All above unit tests passed. But my codes on full encoder below just cannot get correct values. Error is “AssertionError: Wrong values case 1”.
{Moderator’s Edit: Solution Code Removed}
All above unit tests passed. But my codes on full encoder below just cannot get correct values. Error is “AssertionError: Wrong values case 1”.
{Moderator’s Edit: Solution Code Removed}
Hey @littlestrong,
Welcome to the community. If you take a close look at the markdown cell just above this code cell, in the 3rd instruction, you will find that, you have to add;
self.pos_encoding[:, :seq_len, :]
However, you have added;
self.pos_encoding[:, seq_len, :]
You see the difference? In the second position where you are indexing the positions, you are supposed to use a range of indices, but you are only using a single index. So, instead of returning seq_len
different positional encodings, it will return only a single positional encoding, the one at the index seq_len
. I hope this helps.
P.S. - It is against the community guidelines to post the solution code publicly. If any mentor needs to take a look at your code, he/she will ask you to DM your code.
Cheers.
Elemento
Oh sorry for posting them. Thanks for answering my question. But wrong codes will give unmatched shape, right? How can following add operation execute with that?
Hey @littlestrong,
Not necessarily! Here comes the little concept of broadcasting. If you use self.pos_encoding[:, seq_len, :]
, it will return an output having dimensions (1, embedding_dim)
which is added to x
having dimensions (batch_size, input_seq_len, embedding_dim)

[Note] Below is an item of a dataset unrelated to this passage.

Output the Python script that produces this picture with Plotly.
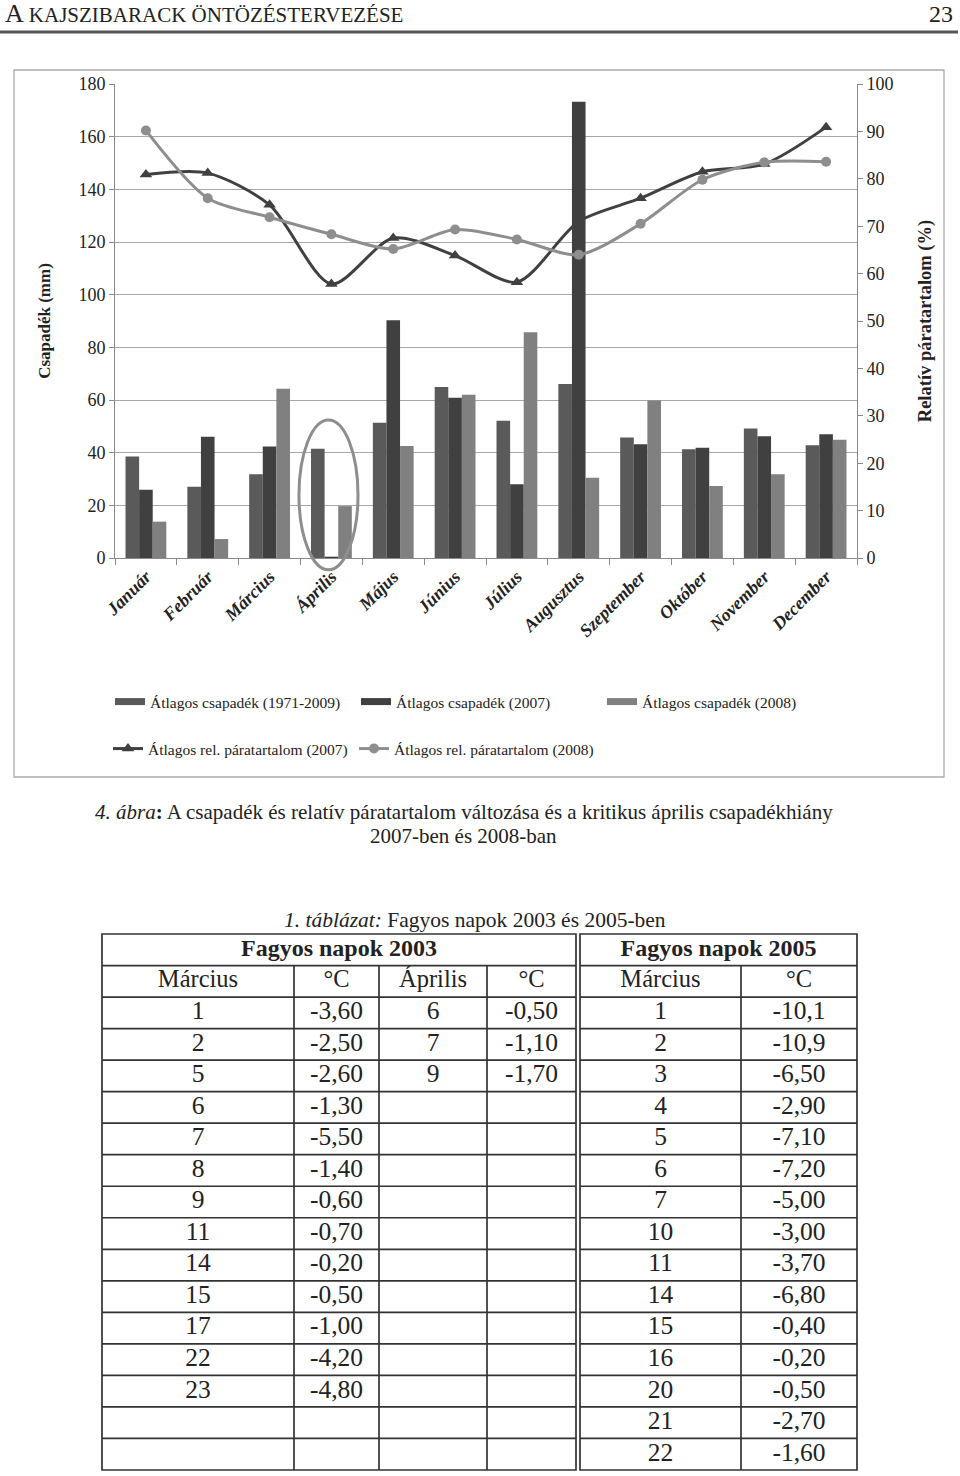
import plotly.graph_objects as go

W, H = 960, 1476
FONT = "Liberation Serif"


def fx(x):
    return x / W


def fy(y):
    return 1 - y / H


# ---------------- data ----------------
months = ["Január", "Február", "Március", "Április", "Május", "Június", "Július",
          "Augusztus", "Szeptember", "Október", "November", "December"]
rain_avg = [38.5, 27.1, 31.8, 41.5, 51.4, 64.9, 52.1, 66.1, 45.8, 41.3, 49.2, 42.8]
rain_2007 = [25.9, 46.0, 42.3, 0.5, 90.3, 60.9, 28.0, 173.3, 43.2, 41.9, 46.2, 47.0]
rain_2008 = [13.8, 7.2, 64.3, 19.7, 42.5, 62.0, 85.7, 30.5, 59.8, 27.3, 31.8, 44.9]
rh_2007 = [80.9, 81.2, 74.5, 57.8, 67.5, 63.8, 58.2, 71.0, 75.9, 81.5, 83.1, 90.9]
rh_2008 = [90.2, 75.9, 71.9, 68.3, 65.2, 69.3, 67.2, 64.0, 70.5, 79.8, 83.5, 83.6]

series_names = ["Átlagos csapadék (1971-2009)", "Átlagos csapadék (2007)", "Átlagos csapadék (2008)",
                "Átlagos rel. páratartalom (2007)", "Átlagos rel. páratartalom (2008)"]

# table data
mar2003_day = ["1", "2", "5", "6", "7", "8", "9", "11", "14", "15", "17", "22", "23"]
mar2003_temp = ["-3,60", "-2,50", "-2,60", "-1,30", "-5,50", "-1,40", "-0,60", "-0,70",
                "-0,20", "-0,50", "-1,00", "-4,20", "-4,80"]
apr2003_day = ["6", "7", "9"]
apr2003_temp = ["-0,50", "-1,10", "-1,70"]
mar2005_day = ["1", "2", "3", "4", "5", "6", "7", "10", "11", "14", "15", "16", "20", "21", "22"]
mar2005_temp = ["-10,1", "-10,9", "-6,50", "-2,90", "-7,10", "-7,20", "-5,00", "-3,00",
                "-3,70", "-6,80", "-0,40", "-0,20", "-0,50", "-2,70", "-1,60"]
table_titles = ["Fagyos napok 2003", "Fagyos napok 2005"]
col_heads = ["Március", "°C", "Április", "°C", "Március", "°C"]
table_columns = [mar2003_day, mar2003_temp, apr2003_day, apr2003_temp, mar2005_day, mar2005_temp]

# ---------------- style ----------------
c_avg, c_07, c_08 = "#5a5a5a", "#404040", "#808080"
l_07, l_08 = "#404040", "#8e8e8e"
txt = "#222222"

fig = go.Figure()
for name, vals, col in zip(series_names[:3], [rain_avg, rain_2007, rain_2008], [c_avg, c_07, c_08]):
    fig.add_trace(go.Bar(x=months, y=vals, name=name, marker=dict(color=col, line=dict(width=0)),
                         showlegend=False, legendgroup=name, hoverinfo="skip"))
    # legend entry drawn as a flat bar swatch (no data)
    fig.add_trace(go.Scatter(x=[None], y=[None], name=name, mode="lines", legendgroup=name,
                             line=dict(color=col, width=7), legend="legend", hoverinfo="skip"))
fig.add_trace(go.Scatter(x=months, y=rh_2007, name=series_names[3], yaxis="y2", mode="lines+markers",
                         line=dict(color=l_07, width=3, shape="spline", smoothing=0.8),
                         marker=dict(symbol="triangle-up", size=11, color=l_07), legend="legend2",
                         hoverinfo="skip"))
fig.add_trace(go.Scatter(x=months, y=rh_2008, name=series_names[4], yaxis="y2", mode="lines+markers",
                         line=dict(color=l_08, width=3, shape="spline", smoothing=0.8),
                         marker=dict(symbol="circle", size=10, color=l_08), legend="legend2",
                         hoverinfo="skip"))

# ---------------- table (drawn on its own pixel-unit axes) ----------------
col_edges = [102, 294, 379, 487, 576, 741, 857]   # column borders (px); 576/580 = double line
split_gap = 4
tbl_top, tbl_bottom = 934, 1470
n_data_rows = max(len(c) for c in table_columns)
n_rows = 2 + n_data_rows
row_h = (tbl_bottom - tbl_top) / n_rows


def col_bounds(i):
    left = col_edges[i] + (split_gap if i == 4 else 0)
    return left, col_edges[i + 1]


def row_center(r):
    return tbl_top + (r + 0.5) * row_h


# title row
fig.add_trace(go.Scatter(
    x=[(col_edges[0] + col_edges[4]) / 2, (col_edges[4] + split_gap + col_edges[6]) / 2],
    y=[row_center(0)] * 2, text=["<b>" + t + "</b>" for t in table_titles], mode="text",
    textposition="middle center", textfont=dict(family=FONT, size=24, color=txt),
    xaxis="x3", yaxis="y3", showlegend=False, hoverinfo="skip"))
# header row
fig.add_trace(go.Scatter(
    x=[sum(col_bounds(i)) / 2 for i in range(len(col_heads))], y=[row_center(1)] * len(col_heads),
    text=col_heads, mode="text", textposition="middle center",
    textfont=dict(family=FONT, size=24.5, color=txt),
    xaxis="x3", yaxis="y3", showlegend=False, hoverinfo="skip"))
# data columns
for i, vals in enumerate(table_columns):
    a, b = col_bounds(i)
    fig.add_trace(go.Scatter(
        x=[(a + b) / 2] * len(vals), y=[row_center(r) for r in range(2, 2 + len(vals))],
        text=vals, mode="text", textposition="middle center",
        textfont=dict(family=FONT, size=25.5, color=txt),
        xaxis="x3", yaxis="y3", showlegend=False, hoverinfo="skip"))

tline = dict(color="#333333", width=1.7)
table_shapes = []
blocks = [(col_edges[0], col_edges[4]), (col_edges[4] + split_gap, col_edges[6])]
for a, b in blocks:
    table_shapes.append(dict(type="rect", xref="x3", yref="y3", x0=a, x1=b, y0=tbl_top, y1=tbl_bottom,
                             line=tline))
    for r in range(1, n_rows):
        yy = tbl_top + r * row_h
        table_shapes.append(dict(type="line", xref="x3", yref="y3", x0=a, x1=b, y0=yy, y1=yy, line=tline))
for i in [1, 2, 3, 5]:
    table_shapes.append(dict(type="line", xref="x3", yref="y3", x0=col_edges[i], x1=col_edges[i],
                             y0=tbl_top + row_h, y1=tbl_bottom, line=tline))

# ---------------- layout ----------------
apr = months.index("Április")
n_m = len(months)
axis_col = "#8a8a8a"
fig.update_layout(
    width=W, height=H, autosize=False,
    margin=dict(l=0, r=0, t=0, b=0, pad=0, autoexpand=False),
    paper_bgcolor="white", plot_bgcolor="white",
    font=dict(family=FONT, color=txt),
    barmode="group", bargap=0.34, bargroupgap=0,
    xaxis=dict(domain=[fx(115), fx(857)], anchor="y", range=[-0.5, n_m - 0.5], autorange=False,
               showline=True, linecolor=axis_col, linewidth=1, automargin=False,
               ticks="outside", tickson="boundaries", ticklen=6, tickcolor=axis_col, tickangle=-45,
               tickfont=dict(family=FONT, size=18, weight="bold", style="italic", color=txt),
               showgrid=False, fixedrange=True),
    yaxis=dict(domain=[fy(558), fy(84)], range=[0, 180], dtick=20, showline=True, linecolor=axis_col,
               ticks="outside", ticklen=5, tickcolor=axis_col, gridcolor="#a8a8a8", gridwidth=1,
               zeroline=False, tickfont=dict(family=FONT, size=18, color=txt), fixedrange=True,
               automargin=False,
               title=dict(text="<b>Csapadék (mm)</b>", font=dict(family=FONT, size=17, color=txt), standoff=23)),
    yaxis2=dict(overlaying="y", side="right", anchor="x", range=[0, 100], dtick=10, showline=True,
                linecolor=axis_col, ticks="outside", ticklen=5, tickcolor=axis_col, showgrid=False,
                zeroline=False, tickfont=dict(family=FONT, size=18, color=txt), fixedrange=True,
                automargin=False,
                title=dict(text="<b>Relatív páratartalom (%)</b>", font=dict(family=FONT, size=18.5, color=txt),
                           standoff=25)),
    xaxis3=dict(domain=[fx(98), fx(861)], range=[98, 861], visible=False, fixedrange=True, anchor="y3",
                automargin=False),
    yaxis3=dict(domain=[fy(1474), fy(930)], range=[1474, 930], visible=False, fixedrange=True, anchor="x3",
                automargin=False),
    legend=dict(orientation="h", x=fx(110), xanchor="left", y=fy(702), yanchor="middle",
                entrywidth=201, entrywidthmode="pixels", font=dict(family=FONT, size=15.5, color=txt),
                bgcolor="rgba(0,0,0,0)", traceorder="normal", itemwidth=30),
    legend2=dict(orientation="h", x=fx(108), xanchor="left", y=fy(749), yanchor="middle",
                 entrywidth=201, entrywidthmode="pixels", font=dict(family=FONT, size=15.5, color=txt),
                 bgcolor="rgba(0,0,0,0)", traceorder="normal"),
    shapes=[
        dict(type="line", xref="paper", yref="paper", x0=0, x1=fx(958), y0=fy(32), y1=fy(32),
             line=dict(color="#555555", width=3)),
        dict(type="rect", xref="paper", yref="paper", x0=fx(14), x1=fx(944), y0=fy(777), y1=fy(70),
             line=dict(color="#aaaaaa", width=1.3), layer="below"),
        # highlight ellipse around the April group (fractions of the x/y axis domains)
        dict(type="circle", xref="x domain", yref="y domain",
             x0=(apr + 0.5 - 0.525) / n_m, x1=(apr + 0.5 + 0.43) / n_m, y0=-0.025, y1=0.291,
             line=dict(color="#8e8e8e", width=3)),
    ] + table_shapes,
    annotations=[
        dict(text="A <span style='font-size:21px'>KAJSZIBARACK ÖNTÖZÉSTERVEZÉSE</span>", xref="paper",
             yref="paper", x=fx(3), y=fy(14), xanchor="left", yanchor="middle", showarrow=False,
             font=dict(family=FONT, size=26, color=txt)),
        dict(text="23", xref="paper", yref="paper", x=fx(955), y=fy(14), xanchor="right", yanchor="middle",
             showarrow=False, font=dict(family=FONT, size=24, color=txt)),
        dict(text="<i>4. ábra</i><b>:</b> A csapadék és relatív páratartalom változása és a kritikus április "
                  "csapadékhiány",
             xref="paper", yref="paper", x=fx(464), y=fy(812), xanchor="center", yanchor="middle",
             showarrow=False, font=dict(family=FONT, size=21, color=txt)),
        dict(text="2007-ben és 2008-ban",
             xref="paper", yref="paper", x=fx(463), y=fy(836), xanchor="center", yanchor="middle",
             showarrow=False, font=dict(family=FONT, size=21, color=txt)),
        dict(text="<i>1. táblázat:</i> Fagyos napok 2003 és 2005-ben", xref="paper", yref="paper",
             x=fx(475), y=fy(920), xanchor="center", yanchor="middle", showarrow=False,
             font=dict(family=FONT, size=21.5, color=txt)),
    ],
)

fig.write_html("out.html", config={"displayModeBar": False, "staticPlot": True},
               post_script="document.body.style.margin='0';document.body.style.overflow='hidden';")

. Since, the third dimension match exactly for both the variables, Python will simply broadcast the positional encoding in the first and second dimension, and will perform the addition. Let me present you with an example. Take a look at the following code:
import numpy as np
# x has dimensions (batch_size, seq_len, embedding_dim)
x = np.zeros((5, 3, 4))
print(x.shape)
seq_len = x.shape[1]
# Let's say pe is the `self.pos_encoding`
pe = np.random.rand(1, 5, 4)
print(pe.shape)
## First case
selection = pe[:, seq_len, :]
result = x + selection
print(selection.shape, result.shape)
## Second case
selection = pe[:, :seq_len, :]
result = x + selection
print(selection.shape, result.shape)
This leads to the following output
print(x.shape) -> (5, 3, 4)
print(pe.shape) -> (1, 5, 4)
print(selection.shape, result.shape) -> (1, 4) (5, 3, 4)
print(selection.shape, result.shape) -> (1, 3, 4) (5, 3, 4)
So you see the addition works perfectly fine in both the cases, and the output is also having the same dimensions in both the cases. However, the outputs will indeed be different from each other, since the matrices that are added to each other are different in both the cases. Let me know if this helps.
Cheers,
Elemento
Hey @littlestrong,
I had a misunderstanding in my previous reply. I have updated my post. Please do take a look at it. Thanks to @anon57530071 for letting me know of my misunderstanding.
Cheers,
Elemento